AG Medina acknowledged that the seizure of business emails may involve the processing of personal data, which constitutes an interference with Art. 8 CFR. However, she stressed that this right is not absolute and may be limited if the conditions of legality, necessity, and proportionality under Art. 52(1) of the Charter are met.

Drawing a clear distinction from the Court’s judgment in Bezirkshauptmannschaft Landeck (→eucrim 3/2024, 189-191), which concerned unrestricted access to personal data on a private mobile phone in a criminal investigation, AG Medina contended that business emails seized at company premises do not, in principle, enable authorities to reconstruct an individual’s private life with comparable depth or intensity. She emphasised that, in competition investigations, personal data are collected only incidentally and for the sole purpose of establishing anticompetitive conduct attributable to the undertaking, not the criminal liability of individual employees.

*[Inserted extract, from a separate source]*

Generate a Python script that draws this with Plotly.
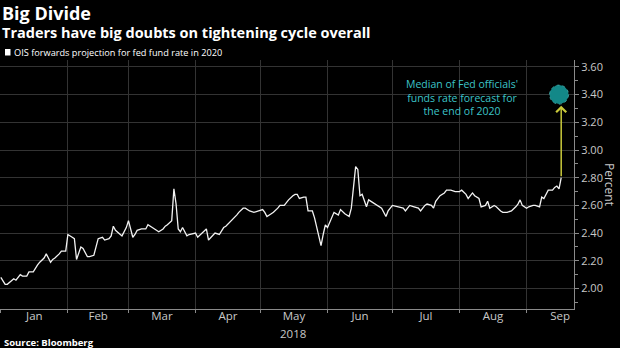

Based on this reasoning, she concluded that, according to Art. 8 CFR, prior judicial authorisation is not required for the seizure of business emails in competition inspections, provided that a strict legal framework governs the authorities’ powers and that effective safeguards are in place. These safeguards include a clearly defined inspection decision, data minimisation, purpose limitation, secure storage, transparency vis-à-vis the undertaking, and the availability of comprehensive ex post judicial review. She added that EU law does, however, not preclude Member States to provide for a mechanism for prior authorisation issued by a judicial authority, which includes the Public Prosecutor’s Office, in respect of inspections by national competition authorities.

As a result, AG Medina proposed the ECJ rule that Arts. 7 and 8 CFR do not preclude national rules permitting competition authorities to seize relevant business emails without prior judicial approval, as long as adequate protections against abuse and arbitrariness are ensured.

Note: This is a supplementary Opinion for the case at issue which was requested from the judges in Luxembourg after the cases were referred to the Grand Chamber. In essence, the AG was asked to reassess the case following the delivery of the ECJ's ruling in Landeck in October 2024 (see above). The first opinion in the case was delivered in June 2024.